Katılımcılara tavsiyelerde bulunan Üzümcü, “Başarısızlık değerli bir deneyimdir. Her başarısız olduğum girişime müteşekkirim, çünkü o şu demektir: Aslında denedim, adım attım, risk aldım. Kaybetmek de hayatın içinde motive edici bir güçtür. Kendinize izin verin; korkmak için, üzülmek için, utanmak için, endişe etmek için çünkü başka türlü değişim olmaz. Hem değişim, hem de bunların hiçbirini hissetmemek olmaz. O zaman biz kendimize ‘mış’ gibi dünyalar yaratıyoruz, maskeler takıyoruz, mutluymuş gibi davranıyoruz. Bazılarımız alışverişe sarıyor, bazılarımız kendinden kaçıyor. Oysa ki, insan kendinden kaçamaz ki” diye konuştu.
Kadın yaşamına bir psikolojik danışman olarak ışık tutan Ebru Tuay, yarınların bugünden daha iyi nasıl yaşanması gerektiğini anlattığı seminerde katılımcılara şöyle seslendi:
“Her gün farklı bir şey deneyin, her sabah gittiğiniz yoldan değil de başka bir yoldan gidin, aklınıza gelmeyen deneyimleri görmek ve denemek sizin bakış açınızı değiştirir. Bakış açınız değiştiğinde çözüm üretme ve sorunu çözmeniz daha kolay hale gelir. Kendinizi farklılıklara açtığınızda göreceksiniz ki değişim kendiliğinden başlamış olacak. Değişim kelebek etkisi yapar. Ben değişirsem, ailem de, mahallem de, ülkem de ve bu kainat da bir değişime öncülük etmiş olur.
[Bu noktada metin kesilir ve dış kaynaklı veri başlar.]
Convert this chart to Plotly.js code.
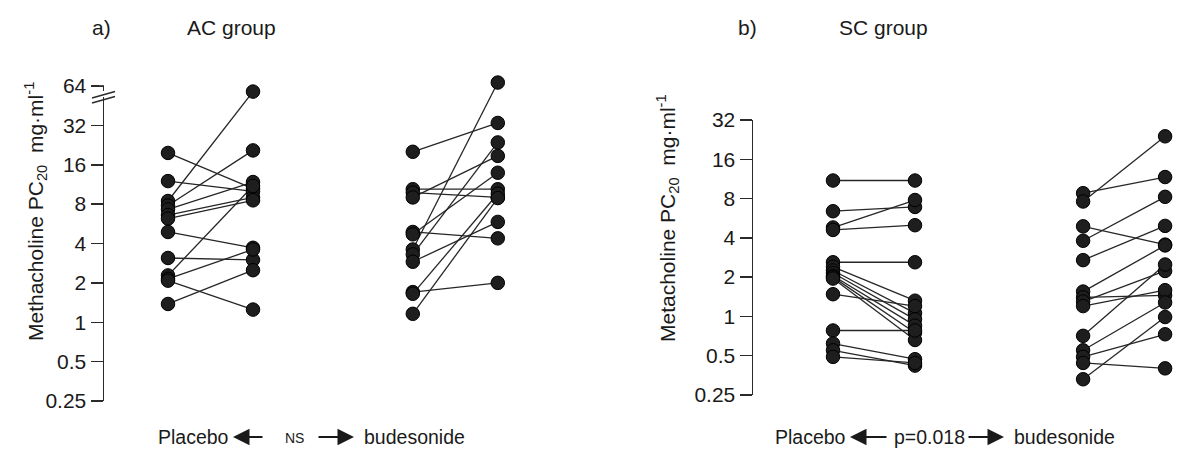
<!DOCTYPE html>
<html>
<head>
<meta charset="utf-8">
<script src="https://cdn.plot.ly/plotly-3.0.1.min.js"></script>
<style>
html,body{margin:0;padding:0;background:#fff;}
#chart{width:1192px;height:459px;}
</style>
</head>
<body>
<div id="chart"></div>
<script>
// ---- Data (Methacholine PC20, mg/ml) ----
// Panel a) AC group, first pair of columns
const placeboA1     = [19.7, 12.0, 8.45, 7.8, 7.3, 6.6, 6.2, 4.9, 3.1, 2.28, 2.15, 2.08, 1.38];
const budesonideA1  = [10.5, 10.0, 58,   20.6, 11.8, 9.0, 8.55, 3.71, 3.0, 11.0, 3.6, 1.25, 2.5];
// Panel a) AC group, second pair of columns
const placeboA2     = [20.1, 10.4, 9.8, 9.0, 4.9, 4.7, 3.6, 3.3, 2.9, 1.7, 1.65, 1.16];
const budesonideA2  = [33.4, 10.4, 9.0, 18.7, 4.38, 13.9, 68, 23.7, 5.85, 2.0, 9.6, 8.9];
// Panel b) SC group, first pair of columns
const placeboB1     = [11, 6.4, 4.8, 4.6, 2.6, 2.4, 2.25, 2.15, 2.05, 2.0, 1.95, 1.48, 0.78, 0.62, 0.55, 0.49];
const budesonideB1  = [11, 6.9, 7.8, 5.0, 2.6, 1.32, 1.06, 0.95, 0.85, 0.75, 0.66, 1.2, 0.78, 0.47, 0.42, 0.44];
// Panel b) SC group, second pair of columns
const placeboB2     = [8.8, 7.6, 4.9, 3.8, 2.7, 1.55, 1.4, 1.3, 1.2, 0.71, 0.55, 0.49, 0.44, 0.33];
const budesonideB2  = [11.7, 24, 3.55, 8.25, 4.94, 3.5, 1.45, 2.23, 1.59, 2.5, 1.28, 0.73, 0.40, 0.99];

const tickValsA = [0.25, 0.5, 1, 2, 4, 8, 16, 32, 64];
const tickTextA = ['0.25', '0.5', '1', '2', '4', '8', '16', '32', '64'];
const tickValsB = [0.25, 0.5, 1, 2, 4, 8, 16, 32];
const tickTextB = ['0.25', '0.5', '1', '2', '4', '8', '16', '32'];

const panelTitles = ['AC group', 'SC group'];
const panelLetters = ['a)', 'b)'];
const axisTitles = ['Methacholine PC<sub>20</sub>  mg·ml<sup>-1</sup>', 'Metacholine PC<sub>20</sub>  mg·ml<sup>-1</sup>'];
const compareLabels = ['NS', 'p=0.018'];
const leftLabel = 'Placebo';
const rightLabel = 'budesonide';

// ---- Layout helpers ----
const W = 1192, H = 459;
const px = x => x / W;
const py = y => 1 - y / H;
const FONT = 'Liberation Sans, Arial, Helvetica, sans-serif';

// panel a: 0.25 at y=401, 64 at y=86; extend the range a little above 64 so the top marker shows
const A_BOTTOM = 401, A_64 = 86;
const pxPerDecadeA = (A_BOTTOM - A_64) / (Math.log10(64) - Math.log10(0.25));
const A_TOPVAL = 80;
const A_TOP = A_64 - (Math.log10(A_TOPVAL) - Math.log10(64)) * pxPerDecadeA;

function pairTrace(pre, post, x0, x1, xa, ya) {
  const xs = [], ys = [];
  for (let i = 0; i < pre.length; i++) {
    xs.push(x0, x1, null);
    ys.push(pre[i], post[i], null);
  }
  return {
    type: 'scatter', mode: 'lines+markers', x: xs, y: ys, xaxis: xa, yaxis: ya,
    cliponaxis: false, hoverinfo: 'skip',
    line: {color: '#262626', width: 1.3},
    marker: {size: 13.5, color: '#1e1e1e', line: {color: '#000', width: 1}}
  };
}

const traces = [
  pairTrace(placeboA1, budesonideA1, 1, 2, 'x', 'y'),
  pairTrace(placeboA2, budesonideA2, 3.88, 4.88, 'x', 'y'),
  pairTrace(placeboB1, budesonideB1, 1, 2, 'x2', 'y2'),
  pairTrace(placeboB2, budesonideB2, 4.05, 5.05, 'x2', 'y2')
];

const yCommon = {
  type: 'log', showgrid: false, zeroline: false, showline: true,
  linecolor: '#2a2a2a', linewidth: 1.5, ticks: 'outside', ticklen: 12,
  tickwidth: 1.5, tickcolor: '#2a2a2a', tickmode: 'array',
  tickfont: {family: FONT, size: 21, color: '#1a1a1a'}, fixedrange: true
};
const xCommon = {
  showgrid: false, zeroline: false, showline: false, showticklabels: false,
  ticks: '', fixedrange: true
};

const ann = [];
function txt(text, x, y, size, xanchor, extra) {
  ann.push(Object.assign({
    text: text, xref: 'paper', yref: 'paper', x: px(x), y: py(y),
    xanchor: xanchor || 'center', yanchor: 'middle', showarrow: false,
    font: {family: FONT, size: size, color: '#1a1a1a'}
  }, extra || {}));
}
function arrow(headX, tailX, y) {
  ann.push({
    text: '', xref: 'paper', yref: 'paper', x: px(headX), y: py(y),
    ax: tailX - headX, ay: 0, axref: 'pixel', ayref: 'pixel',
    showarrow: true, arrowhead: 2, arrowsize: 1.5, arrowwidth: 2.2,
    arrowcolor: '#1a1a1a', standoff: 0, startstandoff: 0
  });
}

// titles
txt(panelLetters[0], 101, 27, 21);
txt(panelTitles[0], 231, 27, 21);
txt(panelLetters[1], 747, 27, 21);
txt(panelTitles[1], 883, 27, 21);
// axis titles
txt(axisTitles[0], 35, 212, 21, 'center', {textangle: -90});
txt(axisTitles[1], 668, 218, 21, 'center', {textangle: -90});
// bottom comparison labels
txt(leftLabel, 231, 437, 19.5, 'right');
arrow(233, 264, 437);
txt(compareLabels[0], 294, 438, 14);
arrow(354, 317, 437);
txt(rightLabel, 362, 437, 19.5, 'left');

txt(leftLabel, 848, 437, 19.5, 'right');
arrow(850, 888, 437);
txt(compareLabels[1], 929, 437, 19.5);
arrow(1004, 967, 437);
txt(rightLabel, 1012, 437, 19.5, 'left');

// axis break on panel a (and hide axis line above the 64 tick)
const shapes = [
  {type: 'rect', xref: 'paper', yref: 'paper', x0: px(99), x1: px(110), y0: py(85.2), y1: py(A_TOP - 2),
   fillcolor: '#fff', line: {width: 0}, layer: 'above'},
  {type: 'rect', xref: 'paper', yref: 'paper', x0: px(99), x1: px(110), y0: py(97), y1: py(91),
   fillcolor: '#fff', line: {width: 0}, layer: 'above'},
  {type: 'line', xref: 'paper', yref: 'paper', x0: px(92), y0: py(98), x1: px(115), y1: py(91.5),
   line: {color: '#2a2a2a', width: 1.4}, layer: 'above'},
  {type: 'line', xref: 'paper', yref: 'paper', x0: px(92), y0: py(103), x1: px(115), y1: py(96.5),
   line: {color: '#2a2a2a', width: 1.4}, layer: 'above'}
];

const layout = {
  width: W, height: H,
  margin: {l: 0, r: 0, t: 0, b: 0, pad: 0},
  paper_bgcolor: '#fff', plot_bgcolor: 'rgba(0,0,0,0)',
  showlegend: false,
  font: {family: FONT, color: '#1a1a1a'},
  xaxis: Object.assign({}, xCommon, {domain: [px(104), px(545)], range: [1 - 64/85, 1 + 377/85], anchor: 'y'}),
  yaxis: Object.assign({}, yCommon, {domain: [py(A_BOTTOM), py(A_TOP)], range: [Math.log10(0.25), Math.log10(A_TOPVAL)],
    tickvals: tickValsA, ticktext: tickTextA, anchor: 'x'}),
  xaxis2: Object.assign({}, xCommon, {domain: [px(753), 1], range: [1 - 80/82, 1 + (1192 - 833)/82], anchor: 'y2'}),
  yaxis2: Object.assign({}, yCommon, {domain: [py(395), py(120)], range: [Math.log10(0.25), Math.log10(32)],
    tickvals: tickValsB, ticktext: tickTextB, anchor: 'x2'}),
  annotations: ann,
  shapes: shapes
};

Plotly.newPlot('chart', traces, layout, {staticPlot: true, displayModeBar: false});
</script>
</body>
</html>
Ben değişirsem dünya değişir. Bu sizin pusulanız olsun” dedi.
Üzümcü, “Biz bugün burada özellikle ‘Ben Değişirsem Hayatım Değişir’ konusu konuşmak istedik. Hayatımızda öncelikle değiştirmek istediğimiz neler var bunu sormalıyız kendimize. Hayatın içinde değişmesini istememizin ötesinde ihtiyaç duyduğumuz şeyler var. İnsan eğer ki değişime direniyorsa veya değişebilecek gücü bulamıyorsa yeteri kadar canına tak etmemiştir. Çünkü ben bugüne kadar canına tak edip değişmeyen birini görmedim” dedi.
EBRU TUAY ÜZÜMCÜ KİMDİR?
Ebru Tuay Üzümcü, bir psikoterapist. İlkokuldan itibaren hayalini kurduğu bu mesleği çok isteyerek seçtiğini, annesi psikolog olduğu için gününün yarısını 7-8 yaşlarında Erenköy Ruh ve Sinir Hastalıkları Hastanesi’nde geçirdiği anılarını paylaştığı seminerde kendisine ilişkin şunları paylaştı:
“Benim için çok değişik bir ortamdı. O yaşlarda yetişkinlerle vakit geçirmek farklı bir tecrübeydi. Oradaki insanlar diğer insanlardan biraz farklıydı, diğer yetişkinlerde görmediğim şeyleri yapıyorlardı. Birden bire kuş gibi şakımaya başlayanlar, çığlıklar atıp hoplayıp zıplayanları görmek, o yaşta bir çocuk için farklı bir deneyimdi. Orada bulunmak bana hayatımda kendim olabilme cesaretini, kalıpların içine sıkışmamayı, farklı olana yönelebilmeyi kazandırdı”.